_TASK TO CARRY OUT_:
Pictures stay out of the copy; restate everything else in the material exactly.
--- Start ---
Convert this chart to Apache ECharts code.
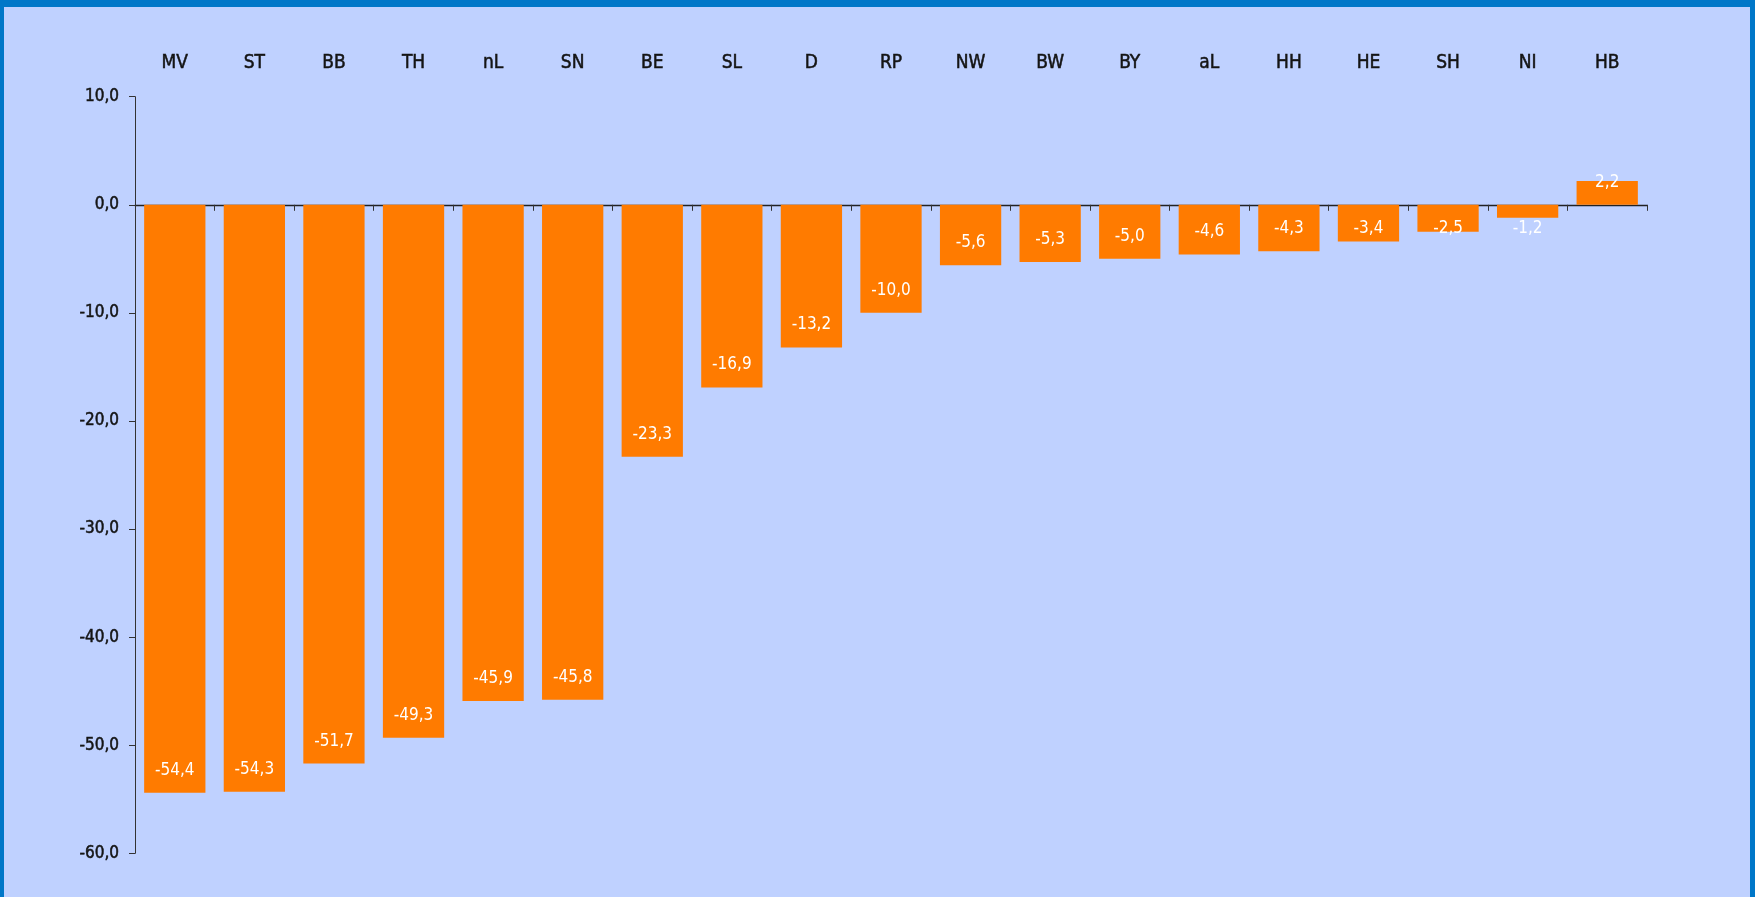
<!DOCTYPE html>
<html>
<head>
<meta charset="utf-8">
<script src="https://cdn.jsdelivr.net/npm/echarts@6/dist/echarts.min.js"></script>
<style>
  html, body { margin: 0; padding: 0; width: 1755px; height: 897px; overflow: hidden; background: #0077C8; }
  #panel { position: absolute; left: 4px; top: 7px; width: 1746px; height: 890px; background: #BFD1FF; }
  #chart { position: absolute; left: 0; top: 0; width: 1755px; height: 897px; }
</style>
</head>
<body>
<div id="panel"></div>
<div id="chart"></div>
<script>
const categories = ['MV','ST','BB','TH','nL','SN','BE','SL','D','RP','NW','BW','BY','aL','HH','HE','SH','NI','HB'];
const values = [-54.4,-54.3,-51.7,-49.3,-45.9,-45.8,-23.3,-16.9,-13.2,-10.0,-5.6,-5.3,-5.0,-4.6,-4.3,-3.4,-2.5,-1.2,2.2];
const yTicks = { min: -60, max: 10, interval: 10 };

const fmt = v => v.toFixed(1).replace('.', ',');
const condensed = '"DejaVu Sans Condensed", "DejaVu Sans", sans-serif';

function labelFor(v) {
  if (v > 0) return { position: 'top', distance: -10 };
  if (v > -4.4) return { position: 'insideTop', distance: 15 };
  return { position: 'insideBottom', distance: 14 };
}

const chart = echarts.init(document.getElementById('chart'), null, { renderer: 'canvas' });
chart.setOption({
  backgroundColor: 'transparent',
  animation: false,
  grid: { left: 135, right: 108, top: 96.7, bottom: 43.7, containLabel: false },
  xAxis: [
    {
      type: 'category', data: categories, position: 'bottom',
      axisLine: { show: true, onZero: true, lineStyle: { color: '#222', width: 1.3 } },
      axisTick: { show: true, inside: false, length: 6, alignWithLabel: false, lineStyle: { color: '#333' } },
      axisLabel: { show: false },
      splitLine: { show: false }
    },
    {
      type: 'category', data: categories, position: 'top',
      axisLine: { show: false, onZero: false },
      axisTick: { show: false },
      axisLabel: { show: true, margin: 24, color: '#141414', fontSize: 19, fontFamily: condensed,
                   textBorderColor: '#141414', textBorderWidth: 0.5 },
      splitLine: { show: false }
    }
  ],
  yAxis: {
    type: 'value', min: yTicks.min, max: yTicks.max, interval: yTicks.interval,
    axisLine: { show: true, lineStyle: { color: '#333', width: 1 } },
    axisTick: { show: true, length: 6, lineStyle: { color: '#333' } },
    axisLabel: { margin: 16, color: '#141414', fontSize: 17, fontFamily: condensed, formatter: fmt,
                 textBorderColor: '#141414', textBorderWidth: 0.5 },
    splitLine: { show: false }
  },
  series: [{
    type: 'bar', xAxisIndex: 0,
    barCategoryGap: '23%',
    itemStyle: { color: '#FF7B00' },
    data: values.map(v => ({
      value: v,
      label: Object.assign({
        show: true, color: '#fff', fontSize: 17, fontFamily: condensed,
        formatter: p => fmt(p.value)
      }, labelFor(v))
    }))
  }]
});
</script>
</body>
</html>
--- End ---
_COMPLETE OUTPUT_:
Convert this chart to Apache ECharts code.
<!DOCTYPE html>
<html>
<head>
<meta charset="utf-8">
<script src="https://cdn.jsdelivr.net/npm/echarts@6/dist/echarts.min.js"></script>
<style>
  html, body { margin: 0; padding: 0; width: 1755px; height: 897px; overflow: hidden; background: #0077C8; }
  #panel { position: absolute; left: 4px; top: 7px; width: 1746px; height: 890px; background: #BFD1FF; }
  #chart { position: absolute; left: 0; top: 0; width: 1755px; height: 897px; }
</style>
</head>
<body>
<div id="panel"></div>
<div id="chart"></div>
<script>
const categories = ['MV','ST','BB','TH','nL','SN','BE','SL','D','RP','NW','BW','BY','aL','HH','HE','SH','NI','HB'];
const values = [-54.4,-54.3,-51.7,-49.3,-45.9,-45.8,-23.3,-16.9,-13.2,-10.0,-5.6,-5.3,-5.0,-4.6,-4.3,-3.4,-2.5,-1.2,2.2];
const yTicks = { min: -60, max: 10, interval: 10 };

const fmt = v => v.toFixed(1).replace('.', ',');
const condensed = '"DejaVu Sans Condensed", "DejaVu Sans", sans-serif';

function labelFor(v) {
  if (v > 0) return { position: 'top', distance: -10 };
  if (v > -4.4) return { position: 'insideTop', distance: 15 };
  return { position: 'insideBottom', distance: 14 };
}

const chart = echarts.init(document.getElementById('chart'), null, { renderer: 'canvas' });
chart.setOption({
  backgroundColor: 'transparent',
  animation: false,
  grid: { left: 135, right: 108, top: 96.7, bottom: 43.7, containLabel: false },
  xAxis: [
    {
      type: 'category', data: categories, position: 'bottom',
      axisLine: { show: true, onZero: true, lineStyle: { color: '#222', width: 1.3 } },
      axisTick: { show: true, inside: false, length: 6, alignWithLabel: false, lineStyle: { color: '#333' } },
      axisLabel: { show: false },
      splitLine: { show: false }
    },
    {
      type: 'category', data: categories, position: 'top',
      axisLine: { show: false, onZero: false },
      axisTick: { show: false },
      axisLabel: { show: true, margin: 24, color: '#141414', fontSize: 19, fontFamily: condensed,
                   textBorderColor: '#141414', textBorderWidth: 0.5 },
      splitLine: { show: false }
    }
  ],
  yAxis: {
    type: 'value', min: yTicks.min, max: yTicks.max, interval: yTicks.interval,
    axisLine: { show: true, lineStyle: { color: '#333', width: 1 } },
    axisTick: { show: true, length: 6, lineStyle: { color: '#333' } },
    axisLabel: { margin: 16, color: '#141414', fontSize: 17, fontFamily: condensed, formatter: fmt,
                 textBorderColor: '#141414', textBorderWidth: 0.5 },
    splitLine: { show: false }
  },
  series: [{
    type: 'bar', xAxisIndex: 0,
    barCategoryGap: '23%',
    itemStyle: { color: '#FF7B00' },
    data: values.map(v => ({
      value: v,
      label: Object.assign({
        show: true, color: '#fff', fontSize: 17, fontFamily: condensed,
        formatter: p => fmt(p.value)
      }, labelFor(v))
    }))
  }]
});
</script>
</body>
</html>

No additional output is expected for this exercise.